What are some of the common mental illnesses in the country, and what are contributing factors?
Though data by WHO reveals that at least one in four Kenyans suffer from mental illness, we have not conducted a national survey to come up with an estimate of numbers.
However, from smaller surveys done, the top three mental illnesses are anxiety, depression, alcohol, and drug use.
Has Kenya made progress in dealing with mental illness?
We have made progress because health is a devolved function. We expect counties to have a budget and have policies in place, and action plans, but there is nothing much, investments are still wanting.
How equipped is Kenya to handle mental illness in terms of budgetary allocation and human resources?
It is still a work in progress. Counties are still struggling with human resources like doctors and nurses to manage patients with mental illness. There is some progress, and we are moving, though gradually. For example, clinics are not being constructed, with patients admitted in general wards. Though the progress is slow, there is some hope.
Mental illnesses are usually discovered at advanced stages. What is the challenge?
Stigma is still a major hindrance affecting access to care by patients. Nobody wants to be seen to suffer from mental illness. It should be clear that people have constitutional rights to access health, including mental healthcare.
Remember that everyone who has a brain is at risk of developing mental illness. When you discriminate against someone because you think it is them, you can also be affected.
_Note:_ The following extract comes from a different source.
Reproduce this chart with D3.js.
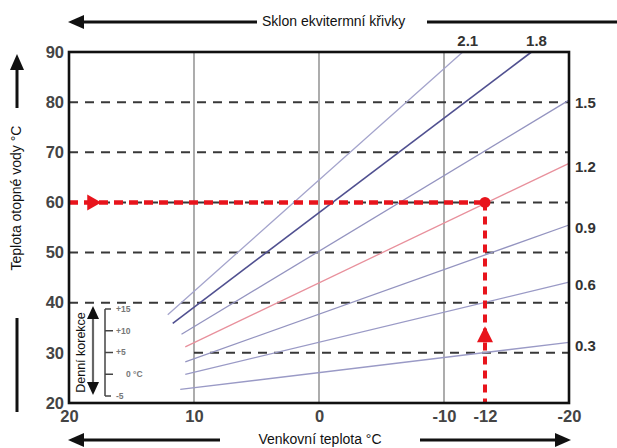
<!DOCTYPE html>
<html><head><meta charset="utf-8">
<script src="https://cdn.jsdelivr.net/npm/d3@7"></script>
<style>body{margin:0;background:#fff}svg{display:block}text{font-family:"Liberation Sans",Arial,sans-serif}</style>
</head><body><svg id="c" width="617" height="448"></svg>
<script>
// ---- data ----
const xTicks = [20, 10, 0, -10, -12, -20];
const yTicks = [20, 30, 40, 50, 60, 70, 80, 90];
const gridX = [10, 0, -10];
const dashY = [80, 70, 60, 50, 40];
const dashYPartial = [30];
const curveSlopes = ["2.1", "1.8", "1.5", "1.2", "0.9", "0.6", "0.3"];
const curveStartX = [12.1, 11.7, 11.0, 10.7, 10.7, 10.7, 11.1];
const curveStartY = [37.6, 35.9, 33.7, 31.2, 28.2, 25.7, 22.7];
const curveEndX   = [-11.5, -17.0, -20, -20, -20, -20, -20];
const curveEndY   = [90, 90, 80.4, 67.8, 55.5, 44.1, 32.1];
const curveColors = ["#a4a4cc", "#505090", "#9494c0", "#e8909c", "#9494c0", "#9a9ac6", "#9a9ac6"];
const redOutdoor = -12, redWater = 60;
const korekceTicks = [15, 10, 5, 0, -5];
const korekceLabels = ["+15", "+10", "+5", "0  °C", "-5"];

// ---- layout ----
const svg = d3.select("#c");
const L = 69, R = 569, T = 52, B = 403;
const xLin = d3.scaleLinear().domain([20, -20]).range([L, R]);
const xAx = d3.scaleLinear().domain([20, -10, -12, -20]).range([L, xLin(-10), 485, R]);
const y = d3.scaleLinear().domain([20, 90]).range([B, T]);

function arrowHead(x, yy, dir, len, half, color) {
  let pts;
  if (dir === "left") pts = [[x, yy], [x + len, yy - half], [x + len, yy + half]];
  if (dir === "right") pts = [[x, yy], [x - len, yy - half], [x - len, yy + half]];
  if (dir === "up") pts = [[x, yy], [x - half, yy + len], [x + half, yy + len]];
  if (dir === "down") pts = [[x, yy], [x - half, yy - len], [x + half, yy - len]];
  svg.append("path").attr("d", "M" + pts.map(p => p.join(",")).join("L") + "Z").attr("fill", color);
}

// grid verticals
svg.append("g").selectAll("line").data(gridX).join("line")
  .attr("x1", d => xLin(d)).attr("x2", d => xLin(d)).attr("y1", T).attr("y2", B)
  .attr("stroke", "#808080").attr("stroke-width", 1.3);

// dashed horizontals
svg.append("g").selectAll("line").data(dashY).join("line")
  .attr("x1", L).attr("x2", R).attr("y1", d => y(d)).attr("y2", d => y(d))
  .attr("stroke", "#383838").attr("stroke-width", 2).attr("stroke-dasharray", "9,7");
svg.append("g").selectAll("line").data(dashYPartial).join("line")
  .attr("x1", xLin(10)).attr("x2", R).attr("y1", d => y(d)).attr("y2", d => y(d))
  .attr("stroke", "#383838").attr("stroke-width", 2).attr("stroke-dasharray", "9,7");

// curves
const curves = curveSlopes.map((s, i) => ({ s, x0: curveStartX[i], y0: curveStartY[i], x1: curveEndX[i], y1: curveEndY[i], c: curveColors[i] }));
svg.append("g").selectAll("line").data(curves).join("line")
  .attr("x1", d => xLin(d.x0)).attr("y1", d => y(d.y0))
  .attr("x2", d => xLin(d.x1)).attr("y2", d => y(d.y1))
  .attr("stroke", d => d.c).attr("stroke-width", d => d.s === "1.8" ? 1.6 : 1.3);

// curve labels
svg.append("g").selectAll("text").data(curves).join("text")
  .attr("x", d => d.y1 >= 90 ? xLin(d.x1) + 5 : R + 6)
  .attr("y", d => d.y1 >= 90 ? T - 6 : y(d.y1) + 3)
  .attr("dy", d => d.y1 >= 90 ? 0 : "0.35em")
  .attr("text-anchor", d => d.y1 >= 90 ? "middle" : "start")
  .attr("font-size", 15).attr("font-weight", "bold").attr("fill", "#333")
  .text(d => d.s);

// red marker
const rx = xAx(redOutdoor), ry = y(redWater);
svg.append("line").attr("x1", L).attr("x2", rx).attr("y1", ry).attr("y2", ry)
  .attr("stroke", "#e8141c").attr("stroke-width", 4.5).attr("stroke-dasharray", "9,6");
svg.append("line").attr("x1", rx).attr("x2", rx).attr("y1", ry).attr("y2", B)
  .attr("stroke", "#e8141c").attr("stroke-width", 4).attr("stroke-dasharray", "8,6");
svg.append("circle").attr("cx", rx).attr("cy", ry).attr("r", 5.5).attr("fill", "#e8141c");
arrowHead(xLin(17.5) + 1, ry, "right", 14, 8, "#e8141c");
arrowHead(rx, y(35.3), "up", 16, 8, "#e8141c");

// frame
svg.append("rect").attr("x", L).attr("y", T).attr("width", R - L).attr("height", B - T)
  .attr("fill", "none").attr("stroke", "#111").attr("stroke-width", 2.6);

// axes
const yAxis = svg.append("g").attr("transform", `translate(${L},0)`)
  .call(d3.axisLeft(y).tickValues(yTicks).tickSize(0).tickPadding(5));
yAxis.select(".domain").remove();
yAxis.selectAll("text").attr("font-size", 16.5).attr("font-weight", "bold").attr("fill", "#444")
  .style("font-family", "Liberation Sans, Arial, sans-serif");

const xAxis = svg.append("g").attr("transform", `translate(0,${B})`)
  .call(d3.axisBottom(xAx).tickValues(xTicks).tickSize(0).tickPadding(7).tickFormat(d => String(d)));
xAxis.select(".domain").remove();
xAxis.selectAll("text").attr("font-size", 16.5).attr("font-weight", "bold").attr("fill", "#444")
  .style("font-family", "Liberation Sans, Arial, sans-serif");

// top arrow + title
svg.append("line").attr("x1", 80).attr("x2", 257).attr("y1", 22).attr("y2", 22).attr("stroke", "#111").attr("stroke-width", 3);
arrowHead(68, 22, "left", 16, 7, "#111");
svg.append("text").attr("x", 262).attr("y", 26).attr("font-size", 14).attr("fill", "#111").text("Sklon ekvitermní křivky");
svg.append("line").attr("x1", 427).attr("x2", 617).attr("y1", 22).attr("y2", 22).attr("stroke", "#111").attr("stroke-width", 3);

// left axis arrow + title
svg.append("line").attr("x1", 17).attr("x2", 17).attr("y1", 66).attr("y2", 108).attr("stroke", "#111").attr("stroke-width", 3);
arrowHead(17, 54, "up", 16, 7, "#111");
svg.append("text").attr("transform", "translate(21,198) rotate(-90)").attr("text-anchor", "middle")
  .attr("font-size", 14).attr("fill", "#111").text("Teplota otopné vody °C");
svg.append("line").attr("x1", 17).attr("x2", 17).attr("y1", 318).attr("y2", 412).attr("stroke", "#111").attr("stroke-width", 3);

// bottom arrows + title
svg.append("line").attr("x1", 80).attr("x2", 220).attr("y1", 440).attr("y2", 440).attr("stroke", "#111").attr("stroke-width", 3);
arrowHead(68, 440, "left", 16, 7, "#111");
svg.append("line").attr("x1", 420).attr("x2", 558).attr("y1", 440).attr("y2", 440).attr("stroke", "#111").attr("stroke-width", 3);
arrowHead(571, 440, "right", 16, 7, "#111");
svg.append("text").attr("x", 320).attr("y", 444).attr("text-anchor", "middle").attr("font-size", 14).attr("fill", "#111").text("Venkovní teplota °C");

// inset: Denní korekce
const k = d3.scaleLinear().domain([15, -5]).range([309, 396]);
svg.append("text").attr("transform", `translate(85,${(k(15) + k(-5)) / 2}) rotate(-90)`).attr("text-anchor", "middle")
  .attr("font-size", 12.5).attr("fill", "#111").text("Denní korekce");
svg.append("line").attr("x1", 93).attr("x2", 93).attr("y1", k(15) + 8).attr("y2", k(-5) - 8).attr("stroke", "#666").attr("stroke-width", 2.2);
arrowHead(93, k(15) - 3, "up", 13, 6, "#111");
arrowHead(93, k(-5) - 1, "down", 13, 6, "#111");
svg.append("line").attr("x1", 105).attr("x2", 105).attr("y1", k(15)).attr("y2", k(-5)).attr("stroke", "#444").attr("stroke-width", 1.5);
svg.append("g").selectAll("line").data(korekceTicks).join("line")
  .attr("x1", 105).attr("x2", d => (d === 15 || d === -5) ? 111 : 113).attr("y1", d => k(d)).attr("y2", d => k(d))
  .attr("stroke", "#444").attr("stroke-width", 1.5);
svg.append("g").selectAll("text").data(korekceTicks).join("text")
  .attr("x", d => d === 0 ? 126 : 116).attr("y", d => k(d)).attr("dy", "0.35em")
  .attr("font-size", 8.5).attr("font-weight", "bold").attr("fill", "#777")
  .text((d, i) => korekceLabels[i]);
</script></body></html>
Always treat others as you would like to be treated, as nobody wishes to be sick.
What is the way forward in managing mental health?
There should be continuous advocacy and campaigns to prevent people from giving up. Within government agencies, there should be targets for creating awareness of mental health.
Mental health should be prioritised. People with mental illnesses are likely to die twice, as compared to the general population. Mental illnesses reduce the lifespan of people by many years, and productivity is affected.